Personalized vaccine nanodiscs for elimination of established tumors

R. Kuai, J.J. Moon, A. Schwendeman
University of Michigan,
United States

Keywords: vaccine, nanodiscs, tumors, cancer

Summary:

Recent innovations in tumor exome sequencing have signaled the new era of personalized immunotherapy with patient-specific neo-antigens, but a general methodology for stimulating strong CD8α+ cytotoxic T-lymphocyte (CTL) responses remains lacking. Here we have developed synthetic high-density lipoprotein nanodiscs that can be readily coupled with CpG and tumor antigen (Ag) peptides, producing homogeneous, stable, and ultrasmall (~10 nm in diameter) nanodiscs [1]. We demonstrate that these nanodiscs can markedly improve Ag/adjuvant co-delivery to lymphoid organs and sustain Ag presentation on dendritic cells.

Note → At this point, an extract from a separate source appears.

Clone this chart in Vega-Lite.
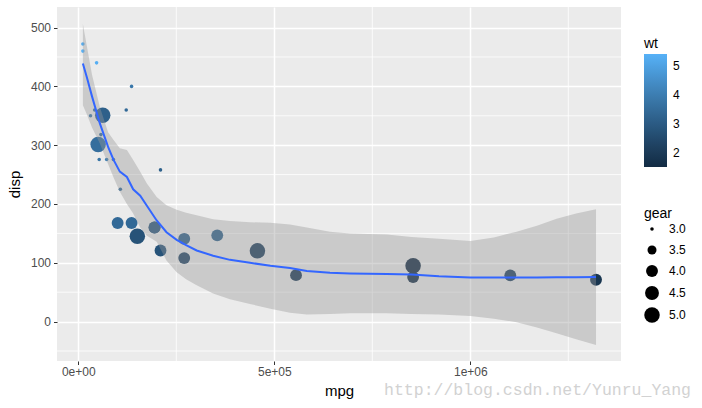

Strikingly, nanodiscs elicited up to 47-fold greater frequencies of neoantigen-specific CTLs than soluble vaccines and even 31-fold greater than perhaps the strongest adjuvant in clinical trials (i.e. CpG in Montanide). Moreover, when nanodisc vaccination was combined with an immune checkpoint inhibitor, anti-PD-1 IgG, 88% of animals eliminated MC-38 tumors, compared with only 25% response rate seen with soluble peptide+CpG+α-PD-1 therapy. To treat a more aggressive B16F10 melanoma, multiple MHC class I and class II epitopes were loaded in nanodiscs. Vaccination with multi-epitope nanodiscs combined with α-PD-1/α-CTLA-4 therapy led to complete tumor regression in ~90% B16F10 tumor-bearing mice, compared with ~38% rate observed in the control group. We have also examined the nanodisc technology for elimination of HPV-associated mucosal tumors. Vaccination with nanodiscs delivering HPV E7 antigen induced ~35% E7-tetramer+ CD8+ T cells and eliminated E7-expressing TC-1 tumors established in the lungs and reproductive tract. Overall, our approach offers a powerful and convenient vaccine technology that can be readily applied to patient-tailored neo-antigens as well as shared tumor antigens. Reference: [1] Kuai R, et al. Nature Materials. 2017, 16 (4) 489-496.